Robert W. Creamer's And Along Came Ruth (March 18) evoked a boyhood memory. The time must have been between 1916, when "he was the best left-handed pitcher in baseball," and 1918, when "he began his transition from mound to outfield."
The place was Lebanon, Pa., and in the off season Ruth, like many other big-leaguers, had opted for the infields and outfields of industrial baseball, the Bethlehem Steel League in this instance. He did not, however, either pitch or play the outfield; he played first base for Lebanon.
He apparently worked only mornings, because afternoons found him on the diamond and 8:30 a.m. found him sauntering along to the Bethlehem plant by way of 7th and Chestnut Streets, where he picked up a
from this newsboy every morning the team was in town.
ROBERT C. HYNSON
What might have happened to the Babe's career if the designated hitter had been permitted in his time? If the present American League rule had been in effect then, Ruth could have taken his regular pitching turn as long as his arm stayed good—batting for himself. Then, between his turns on the mound, he could have been the designated hitter, with no need to play the outfield.
Barring the possibility of his arm giving out, he would have become, in addition to the game's top home-run hitter (at least until 1974), one of the top left-handed pitchers of all time, ranking along with Grove, Plank, Waddell, Hubbell, Koufax, Spahn, etc.
HOWARD W. MILLER
Just seeing the cover I knew that this would be a great issue.
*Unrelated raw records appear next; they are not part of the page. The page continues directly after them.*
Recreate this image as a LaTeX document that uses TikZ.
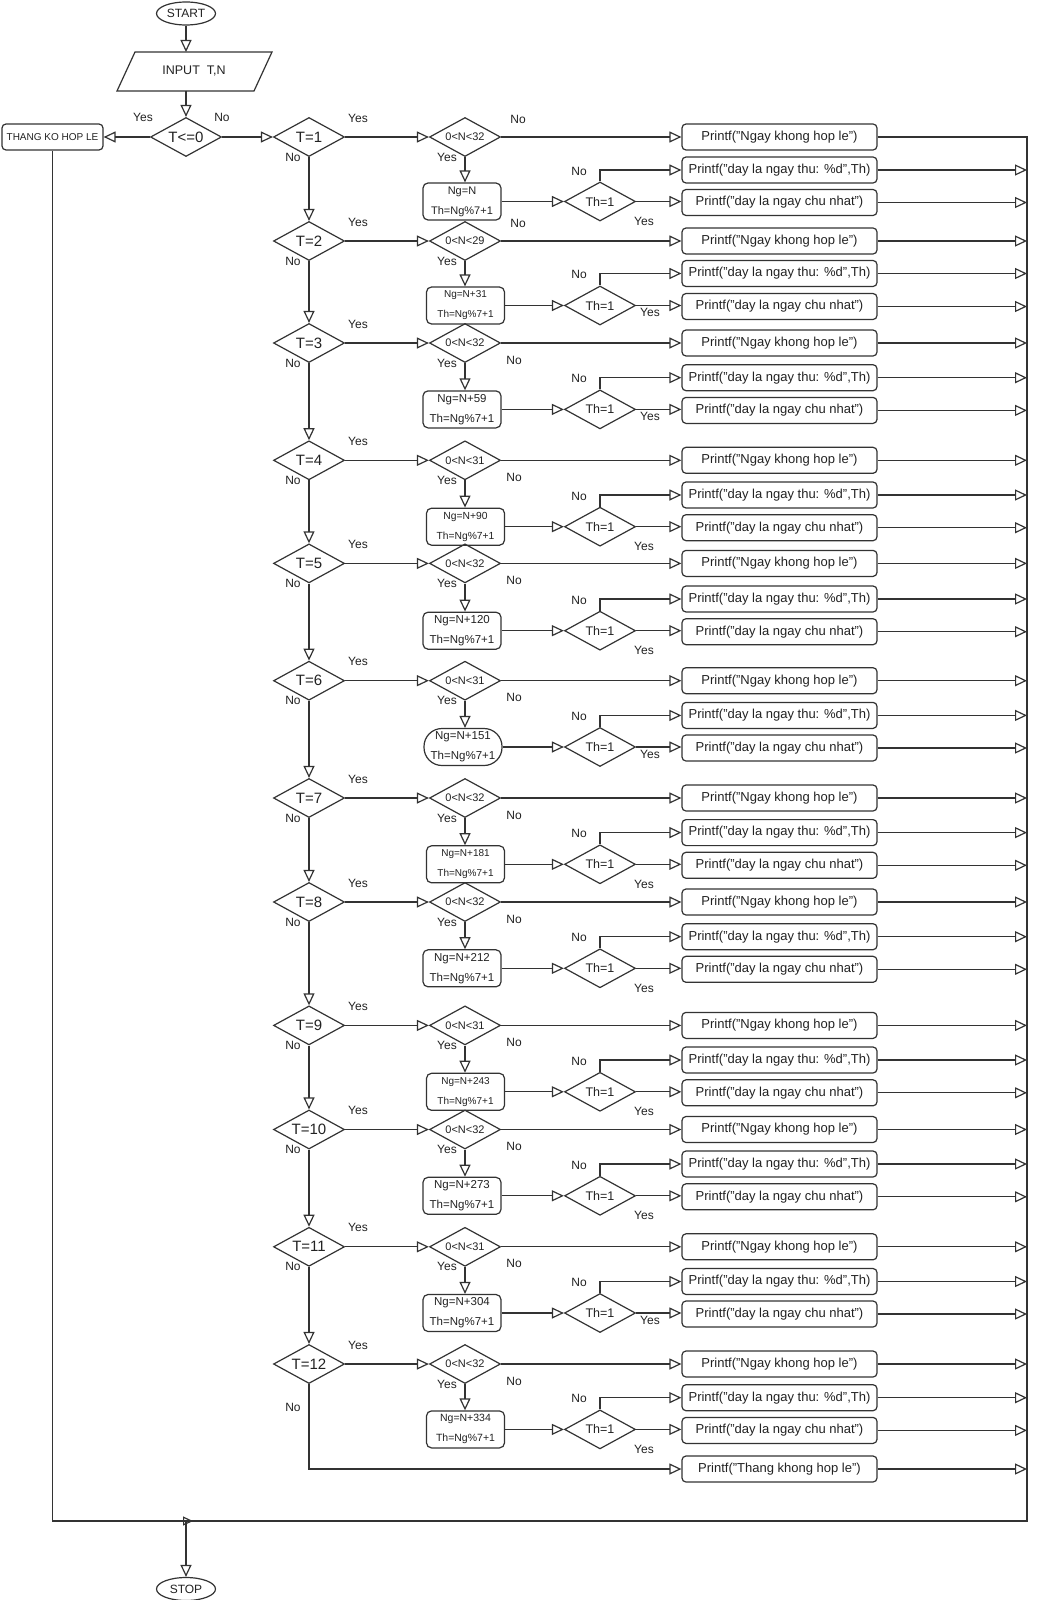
\documentclass[tikz,border=0pt]{standalone}
\usepackage{fontspec}
\setmainfont{Liberation Sans}
\usetikzlibrary{shapes.geometric,arrows.meta}
\definecolor{ln}{HTML}{333333}
\definecolor{tx}{HTML}{222222}
\begin{document}
\begin{tikzpicture}[x=1pt,y=-1pt,
 lnk/.style={draw=ln,line width=1.2pt},
 arr/.style={lnk,-{Triangle[open,length=12pt,width=11pt]}},
 arrs/.style={lnk,-{Triangle[open,length=10pt,width=9pt]}},
 dia/.style={diamond,draw=ln,line width=1.2pt,aspect=1.8,inner sep=0pt,minimum width=71pt,minimum height=39pt,text=tx},
 pbox/.style={rectangle,rounded corners=4pt,draw=ln,line width=1.2pt,minimum width=195pt,minimum height=26pt,inner sep=0pt,text=tx,font=\fontsize{13}{15}\selectfont},
 cbox/.style={rectangle,draw=ln,line width=1.2pt,minimum width=78pt,minimum height=37pt,inner sep=0pt,align=center,text=tx},
 lbl/.style={text=tx,inner sep=0pt,font=\fontsize{12}{14}\selectfont},
 term/.style={ellipse,draw=ln,line width=1.2pt,minimum width=59pt,minimum height=23pt,inner sep=0pt,text=tx,font=\fontsize{12}{14}\selectfont}]
\fill[white] (0,0) rectangle (1042,1600);
\useasboundingbox (0,0) rectangle (1042,1600);

% top part
\node[term] (start) at (186,13.5) {START};
\coordinate (ptop) at (186,52);
\coordinate (pbot) at (186,91);
\draw[lnk] (135,52) -- (272,52) -- (254,91) -- (117,91) -- cycle;
\node[text=tx,font=\fontsize{12.5}{14}\selectfont] (inp) at (194,71.5) {INPUT\ \ T,N};
\draw[arr] (start.south) -- (ptop);
\node[dia,font=\fontsize{15}{17}\selectfont] (t0) at (186,137) {T<=0};
\draw[arr] (pbot) -- (t0.north);
\node[rectangle,rounded corners=4pt,draw=ln,line width=1.2pt,minimum width=101pt,minimum height=26pt,inner sep=0pt,text=tx,font=\fontsize{10}{12}\selectfont] (thang) at (52.5,137) {THANG KO HOP LE};
\draw[arr] (t0.west) -- (thang.east);
\node[lbl] at (143,117) {Yes};
\node[lbl] at (222,117) {No};

\coordinate (rt) at (1027,137);
\coordinate (rb) at (1027,1521);

\foreach \k/\ty/\da/\db/\cnd/\bx/\bexpr/\fs/\nb/\yc/\rc in {
 1/137/33/65.5/0<N<32/462/Ng=N/11/0/0/5,
 2/241/32.5/65.5/0<N<29/465.5/Ng=N+31/10/0/1/5,
 3/343/34.7/67.4/0<N<32/462/Ng=N+59/11.5/1/1/5,
 4/460.3/34.7/67.4/0<N<31/465.5/Ng=N+90/10.3/1/0/5,
 5/563.4/35.6/68.3/0<N<32/462/Ng=N+120/11.5/1/0/5,
 6/680.7/34.7/67.3/0<N<31/463/Ng=N+151/11.5/1/1/18,
 7/798/34.6/67.3/0<N<32/465.5/Ng=N+181/10/1/0/5,
 8/902/34.7/67.3/0<N<32/462/Ng=N+212/11.5/1/0/5,
 9/1025.4/34.6/67.4/0<N<31/465.5/Ng=N+243/10/1/0/5,
 10/1129.5/34.5/67.3/0<N<32/462/Ng=N+273/11.5/1/0/5,
 11/1246.8/34.7/67.2/0<N<31/462/Ng=N+304/11.5/1/1/5,
 12/1364/33.7/66.4/0<N<32/465.5/Ng=N+334/10.5/1/0/5}{
 \pgfmathsetmacro\ym{\ty+\da}
 \pgfmathsetmacro\yb{\ty+\db}
 \node[dia,font=\fontsize{15}{17}\selectfont] (T\k) at (309,\ty) {T=\k};
 \node[dia,font=\fontsize{11}{13}\selectfont] (C\k) at (465,\ty) {\cnd};
 \node[pbox] (PN\k) at (779.5,\ty) {Printf("Ngay khong hop le")};
 \node[pbox] (PT\k) at (779.5,\ym) {Printf("day la ngay thu: \%d",Th)};
 \node[pbox] (PC\k) at (779.5,\yb) {Printf("day la ngay chu nhat")};
 \node[dia,font=\fontsize{12.5}{14}\selectfont] (H\k) at (600,\yb-1) {Th=1};
 \node[cbox,rounded corners=\rc pt,font=\fontsize{\fs}{20}\selectfont] (B\k) at (\bx,\yb-1) {\bexpr\\Th=Ng\%7+1};
 \draw[arr] (T\k.east) -- (C\k.west);
 \draw[arr] (C\k.east) -- (PN\k.west);
 \draw[arr] (C\k.south) -- (C\k.south |- B\k.north);
 \draw[arr] (B\k.east) -- (H\k.west);
 \draw[arr] (H\k.east) -- (H\k.east -| PC\k.west);
 \draw[arr] (H\k.north) |- (PT\k.west);
 \ifnum\k>1 \draw[arr] (PN\k.east) -- (PN\k.east -| rt); \fi
 \draw[arr] (PT\k.east) -- (PT\k.east -| rt);
 \draw[arr] (PC\k.east) -- (PC\k.east -| rt);
 \node[lbl] at (358,\ty-19) {Yes};
 \ifnum\k<12 \node[lbl] at (293,\ty+20) {No}; \else \node[lbl] at (293,\ty+43) {No}; \fi
 \node[lbl] at (447,\ty+20) {Yes};
 \ifnum\nb=1 \node[lbl] at (514,\ty+17) {No}; \else \node[lbl] at (518,\ty-18) {No}; \fi
 \node[lbl] at (579,\ym+1) {No};
 \ifnum\yc=1 \node[lbl] at (650,\yb+6) {Yes}; \else \node[lbl] at (644,\yb+19) {Yes}; \fi
}

\draw[arr] (t0.east) -- (T1.west);
\foreach \k [evaluate=\k as \n using int(\k+1)] in {1,...,11}
 \draw[arr] (T\k.south) -- (T\n.north);

\node[pbox] (PF) at (779.5,1469) {Printf("Thang khong hop le")};
\draw[arr] (T12.south) |- (PF.west);
\draw[arr] (PF.east) -- (PF.east -| rt);

% return lines
\coordinate (lb) at (thang.south |- rb);
\draw[lnk] (PN1.east) -- (rt) -- (rb) -- (lb) -- (thang.south);
\coordinate (jn) at (193,1521);
\draw[arrs] (lb) -- (jn);
\coordinate (jd) at (186,1521);
\node[term] (stop) at (186,1589) {STOP};
\draw[arr] (jd) -- (stop.north);
\end{tikzpicture}
\end{document}
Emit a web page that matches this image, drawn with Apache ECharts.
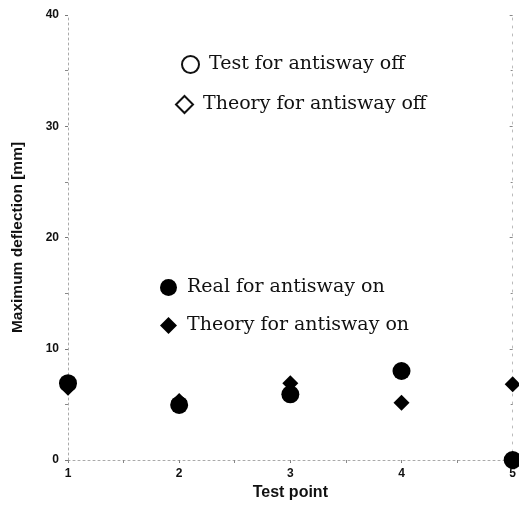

Ruth did more for sports than any other person ever will do. More than the Aarons, more than the Russells, more than the Howes or Nicklaus or Unitas. The Babe will always be No. 1.
I just want to add my admiration for a superb job of research by Mr. Creamer that brings Ruth alive to a new generation. We can all thank Mr. Creamer's uncle for taking him to his first Yankee game.
Robert F. Jones' sensitivity for life and for sport is apparent in this delicate and brutal article (Slaughter on South Island, March 18). He has made readers aware of an existing problem and has personalized it so beautifully that sportsmen the world over will weep a little to themselves—as I did.
ROGER W. SMITH
After serving in Vietnam with the 101st Airborne Division (1969-70), I found the slaughter of the South Island red deer a familiar story. My only regret is not being able to bring down these helicopters with rifle fire. A bloody good thrill should be shared by man and beast alike. I prefer the animal's viewpoint.
J. V. WILLIAMS
North Jackson, Ohio
The grim fate of the red deer of New Zealand is a perfect example of a wilderness absent of predators.